Cargill revenue pulled down by falling beef exports

Cargill, one of the world’s largest agricultural traders, has reported its financial results for the third quarter and the first nine months up to 29 February 2016.

Earnings in its Animal Nutrition and Protein division decreased in the third quarter, due to volatility in the global beef market. Drought-hit cattle supplies in Australia, falling beef exports due to the strong US dollar, coupled with cheaper pork and poultry options at retail level all worked to hold results below last year’s levels.

Overall, Cargill’s third-quarter revenues fell by 11% to $25.2bn reflecting the strength of the US dollar against other currencies, as well as the sale of its pork business to JBS in July 2015. In total, the company reported revenues of $80bn for the nine months to 29 February 2016.

Improvement not expected

With agriculture and energy markets as tough as we’ve seen in a long time, we’re pleased with the gain in earnings achieved this quarter,” said David MacLennan, Cargill’s chairman and chief executive officer.

MacLennan also said volatility in agricultural commodities remained low, as a number of harvests had built up global stocks. “Barring weather events, we don’t anticipate a near-term improvement in market conditions for agriculture. In these kinds of cycles – and we’ve been through them before – we focus on the levers under our control.

Other highlights in Cargill’s financial report include an overall rise in adjusted operating earnings.

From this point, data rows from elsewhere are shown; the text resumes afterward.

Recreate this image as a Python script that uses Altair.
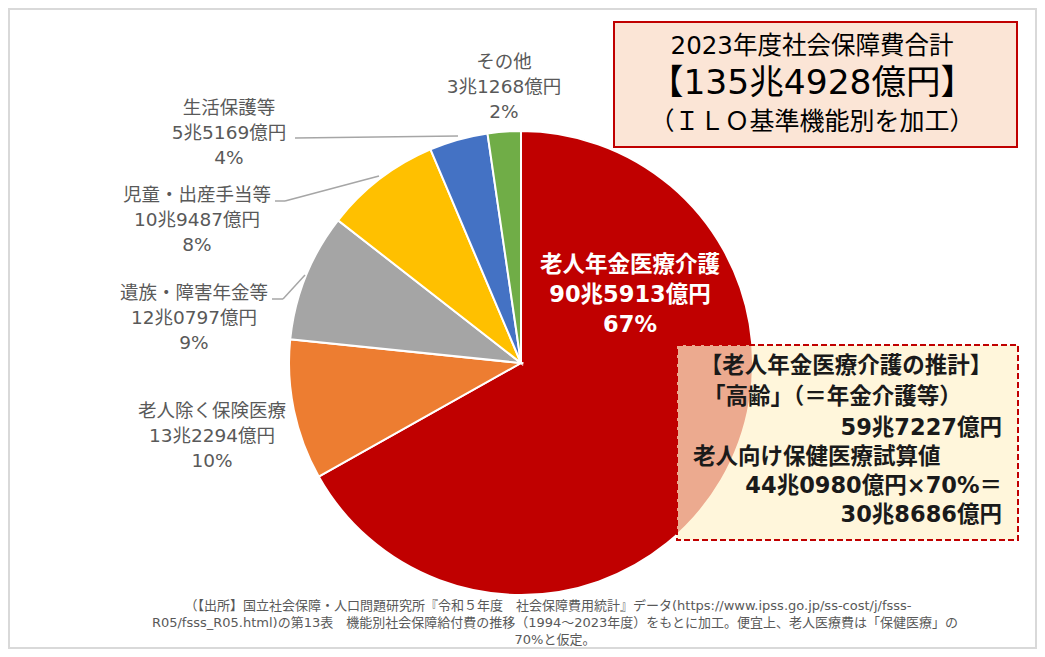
import altair as alt
import pandas as pd

# data (億円)
categories = ["老人年金医療介護", "老人除く保険医療", "遺族・障害年金等", "児童・出産手当等", "生活保護等", "その他"]
amounts = [905913, 132294, 120797, 109487, 55169, 31268]
colors = ["#C00000", "#ED7D31", "#A5A5A5", "#FFC000", "#4472C4", "#70AD47"]
koorei = 597227      # 高齢（年金介護等）
hoken_elderly = 440980  # 老人向け保健医療試算値
hoken_ratio = 70

total = sum(amounts)
fiscal_year = 2023


def fmt(v):
    return f"{v // 10000}兆{v % 10000:04d}億円"


def label(i):
    return f"{categories[i]}\n{fmt(amounts[i])}\n{round(amounts[i] / total * 100)}%"


W, H = 1029, 641
FONT = "DejaVu Sans, Noto Sans CJK JP"
cx, cy, R = 513, 355, 232

pie_df = pd.DataFrame({"category": categories, "value": amounts, "idx": range(len(amounts))})

pie = alt.Chart(pie_df).mark_arc(outerRadius=R, stroke="white", strokeWidth=2).encode(
    theta=alt.Theta("value:Q", stack=True),
    color=alt.Color("category:N", scale=alt.Scale(domain=categories, range=colors), legend=None),
    order=alt.Order("idx:Q"),
    x=alt.value(cx),
    y=alt.value(cy),
)

# outside labels: center x and first line y of each block
label_pos = {1: (204, 403), 2: (186, 285), 3: (189, 187), 4: (221, 100), 5: (496, 54)}
out_df = pd.DataFrame([{"x": p[0], "y": p[1], "t": label(i)} for i, p in label_pos.items()])
out_labels = alt.Chart(out_df).mark_text(
    font=FONT, fontSize=18.5, color="#595959", lineBreak="\n", lineHeight=25,
    align="center", baseline="middle",
).encode(x=alt.X("x:Q", scale=None), y=alt.Y("y:Q", scale=None), text="t:N")

in_df = pd.DataFrame([{"x": 622, "y": 257, "t": label(0)}])
in_label = alt.Chart(in_df).mark_text(
    font=FONT, fontSize=22.5, fontWeight="bold", color="white", lineBreak="\n", lineHeight=30,
    align="center", baseline="middle",
).encode(x=alt.X("x:Q", scale=None), y=alt.Y("y:Q", scale=None), text="t:N")

# leader lines
seg = [
    (287, 130, 450, 128),
    (267, 193, 277, 193), (277, 193, 371, 168),
    (264, 291, 275, 291), (275, 291, 297, 267),
]
seg_df = pd.DataFrame(seg, columns=["x", "y", "x2", "y2"])
leaders = alt.Chart(seg_df).mark_rule(color="#A6A6A6", strokeWidth=1.5).encode(
    x=alt.X("x:Q", scale=None), y=alt.Y("y:Q", scale=None), x2="x2:Q", y2="y2:Q"
)

# title box
tbox_df = pd.DataFrame([{"x": 606, "y": 14, "x2": 1009, "y2": 139}])
tbox = alt.Chart(tbox_df).mark_rect(fill="#FBE5D6", stroke="#C00000", strokeWidth=2).encode(
    x=alt.X("x:Q", scale=None), y=alt.Y("y:Q", scale=None), x2="x2:Q", y2="y2:Q"
)
title_df = pd.DataFrame([
    {"x": 804, "y": 39, "t": f"{fiscal_year}年度社会保障費合計", "s": 24.5},
    {"x": 804, "y": 76, "t": f"【{fmt(total)}】", "s": 34.5},
    {"x": 804, "y": 114, "t": "（ＩＬＯ基準機能別を加工）", "s": 25},
])
title_txt = alt.Chart(title_df).mark_text(font=FONT, color="black", align="center", baseline="middle").encode(
    x=alt.X("x:Q", scale=None), y=alt.Y("y:Q", scale=None), text="t:N",
    size=alt.Size("s:Q", scale=None, legend=None),
)

# annotation box
abox_df = pd.DataFrame([{"x": 669, "y": 337, "x2": 1010, "y2": 532}])
abox = alt.Chart(abox_df).mark_rect(
    fill="#FFF2CC", fillOpacity=0.7, stroke="#C00000", strokeWidth=2, strokeDash=[6, 3]
).encode(x=alt.X("x:Q", scale=None), y=alt.Y("y:Q", scale=None), x2="x2:Q", y2="y2:Q")

calc = round(hoken_elderly * hoken_ratio / 100)
ann_rows = [
    ("center", 838, 358, "【老人年金医療介護の推計】"),
    ("left", 695, 389, "「高齢」（＝年金介護等）"),
    ("right", 994, 420, fmt(koorei)),
    ("left", 685, 449, "老人向け保健医療試算値"),
    ("right", 994, 478, f"{fmt(hoken_elderly)}×{hoken_ratio}%＝"),
    ("right", 994, 507, fmt(calc)),
]
ann_layers = []
for al in ["center", "left", "right"]:
    d = pd.DataFrame([{"x": r[1], "y": r[2], "t": r[3]} for r in ann_rows if r[0] == al])
    ann_layers.append(
        alt.Chart(d).mark_text(font=FONT, fontSize=22.5, fontWeight="bold", color="#1a1a1a",
                               align=al, baseline="middle").encode(
            x=alt.X("x:Q", scale=None), y=alt.Y("y:Q", scale=None), text="t:N"
        )
    )

# source note
note_df = pd.DataFrame([
    {"x": 540, "y": 598, "t": "（【出所】国立社会保障・人口問題研究所『令和５年度　社会保障費用統計』データ(https://www.ipss.go.jp/ss-cost/j/fsss-"},
    {"x": 547, "y": 615, "t": "R05/fsss_R05.html)の第13表　機能別社会保障給付費の推移（1994～2023年度）をもとに加工。便宜上、老人医療費は「保健医療」の"},
    {"x": 547, "y": 632, "t": "70%と仮定。"},
])
note = alt.Chart(note_df).mark_text(font=FONT, fontSize=13, color="#595959", align="center", baseline="middle").encode(
    x=alt.X("x:Q", scale=None), y=alt.Y("y:Q", scale=None), text="t:N"
)

frame_df = pd.DataFrame([{"x": 1, "y": 1, "x2": W - 1, "y2": H - 1}])
frame = alt.Chart(frame_df).mark_rect(fill=None, stroke="#D9D9D9", strokeWidth=2).encode(
    x=alt.X("x:Q", scale=None), y=alt.Y("y:Q", scale=None), x2="x2:Q", y2="y2:Q"
)

chart = alt.layer(
    frame, pie, leaders, out_labels, in_label, tbox, title_txt, abox, *ann_layers, note
).properties(
    width=W, height=H, padding=0, autosize=alt.AutoSizeParams(type="none")
).configure_view(stroke=None)

chart.save("out.html", embed_options={"renderer": "svg", "actions": False})
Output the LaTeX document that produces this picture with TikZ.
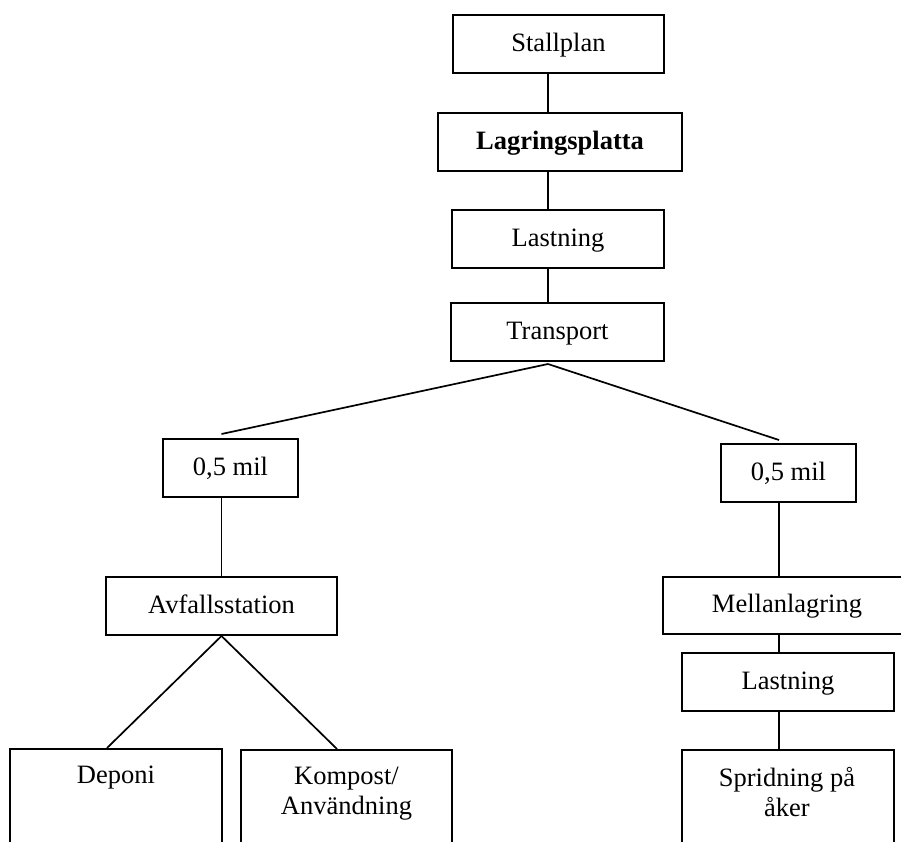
\documentclass[tikz,border=0pt]{standalone}
\usepackage{fontspec}
\setmainfont{Liberation Serif}
\usepackage{tikz}
\usetikzlibrary{positioning}

\tikzset{
  box/.style={draw,line width=1pt,inner sep=0pt,minimum height=29pt,text height=10pt,text depth=2.6pt,font=\fontsize{13.25}{15}\selectfont},
  leafbox/.style={draw,line width=1pt,inner sep=0pt,anchor=north,minimum width=106pt,minimum height=60pt},
  leaftext/.style={inner sep=0pt,anchor=north,align=center,font=\fontsize{13.25}{15}\selectfont},
  link/.style={line width=0.85pt}
}

\begin{document}
\begin{tikzpicture}[x=0.5pt,y=-0.5pt]
    \useasboundingbox (0,0) rectangle (901,842);
    \clip (0,0) rectangle (901,842);
    % main chain
    \node [box,minimum width=105.5pt] (stall) at (558.5,44) {Stallplan};
    \node [box,minimum width=122pt] (lager) at (560,142) {\bfseries Lagringsplatta};
    \node [box,minimum width=106pt] (last) at (558,239) {Lastning};
    \node [box,minimum width=106.5pt] (trans) at (557.5,332) {Transport};
    \coordinate (spine) at (548,0);
    \coordinate (rspine) at (779,0);
    % two branches
    \node [box,minimum width=67.5pt] (milA) at (230.5,468) {0,5 mil};
    \node [box,minimum width=67.5pt] (milB) at (788.5,473) {0,5 mil};
    \node [box,minimum width=115.5pt] (avf) at (221.5,606) {Avfallsstation};
    \node [box,minimum width=124pt,minimum height=28.5pt] (mell) at (787,605.5) {Mellanlagring};
    \node [box,minimum width=106pt] (lastB) at (788,682) {Lastning};
    % leaves, cut by the page edge
    \node [leafbox] (depo) at (116,748) {};
    \node [leafbox,minimum width=105.5pt] (komp) at (346.5,749) {};
    \node [leafbox] (sprid) at (788,749) {};
    \node [leaftext,below=9pt of depo.north] (depoT) {Deponi};
    \node [leaftext,below=9pt of komp.north] (kompT) {Kompost/\\Användning};
    \node [leaftext,below=9pt of sprid.north,xshift=-0.5pt] (spridT) {Spridning på\\åker};
    % connectors
    \draw[link] (stall.south -| spine) -- (lager.north -| spine);
    \draw[link] (lager.south -| spine) -- (last.north -| spine);
    \draw[link] (last.south -| spine) -- (trans.north -| spine);
    \draw[link] ([yshift=-1pt]trans.south -| spine) -- ([yshift=2pt]milA.north -| avf.north);
    \draw[link] ([yshift=-1pt]trans.south -| spine) -- ([yshift=1.5pt]milB.north -| rspine);
    \draw[link] (milA.south -| avf.north) -- (avf.north);
    \draw[link] (milB.south -| rspine) -- (mell.north -| rspine);
    \draw[link] (mell.south -| rspine) -- (lastB.north -| rspine);
    \draw[link] (lastB.south -| rspine) -- (sprid.north -| rspine);
    \draw[link] (avf.south) -- ([xshift=-4.5pt]depo.north);
    \draw[link] (avf.south) -- ([xshift=-4.75pt]komp.north);
\end{tikzpicture}
\end{document}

Cargill reported a surge of 13% to $47m in Q3, compared with just $421m when held against data from the same period last year.

Cargill’s nine-month adjusted operating earnings fell by 2% to $1.66bn.

MacLennan also said the company was focused on making the business a more streamlined organisation that was more competitive and efficiently run. “The work we’ve undertaken this year is positioning us to better serve the changing needs of our customers and fulfil our purpose to nourish the world’s people.